C) make it easy for users to deal with only one share/drive

Now, I am finding issues with permissions propagation in Win2008 R2 (not saying it doesn't work, just that its logic and mine deviate too much) (also the wording in the spanish version if awful and contradicting imho).

So I wonder if I would just make this easier (for me) and share the "departmental shares" (8 to 10 instead of the 4 in my example) instead of the parent "DocsFolder".

Security permissions would be set up at share and filesystem level, but by the quick shot I gave it, it would seem to work as I expect it without the hassles I am hitting now.

to be honest, it's not that I can't find *some* way to do it in 2008R2 , it's more that I would like to know how others would deal with this so maybe I could use a better method.

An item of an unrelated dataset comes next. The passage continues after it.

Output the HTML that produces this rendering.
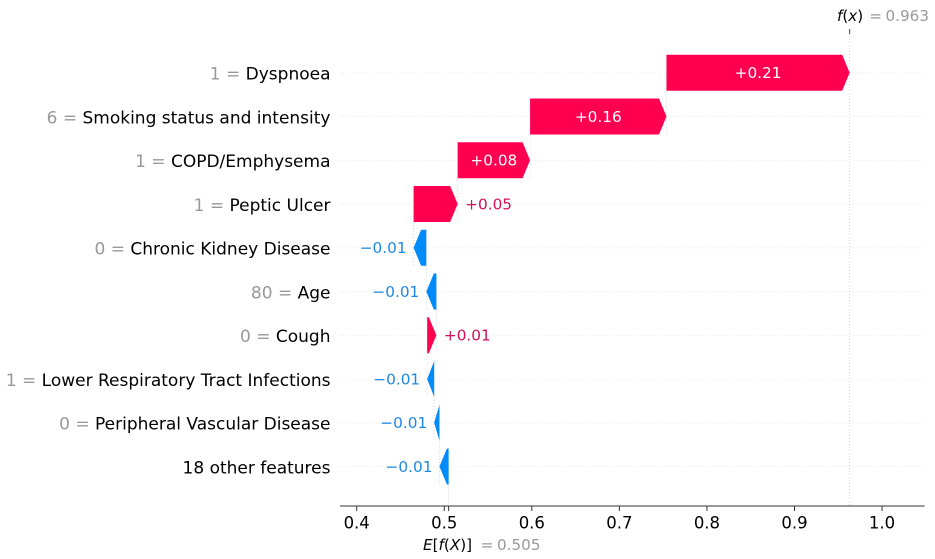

AD is something I try to avoid since we like the terminals to have more independence from the server than what AD requires.

TIA


----------



## Rockn (Jul 29, 2001)

I don't understand what sort of independence you would be referring to that AD would impose. AD is a godsend from a management standpoint and control of security as well. You could make about 50 login scripts to do your mapping, but I will have to think about the directory structure.


----------



## hqnet (Nov 14, 2009)

well, in any case, I´d like to resolve this without AD, so I am still looking for opinions about the covenience of sharing a single parent folder or its subfolders 
Any thoughts on that?

Thanks in advance.


----------



## Rockn (Jul 29, 2001)

How do you handle authentication in a workgroup setting? Is each workstation responsible for managing it's own password? I am just trying to thing of a way to do this in your workgroup scenario. Are you using local security groups on the server to allow access to the resources in the share?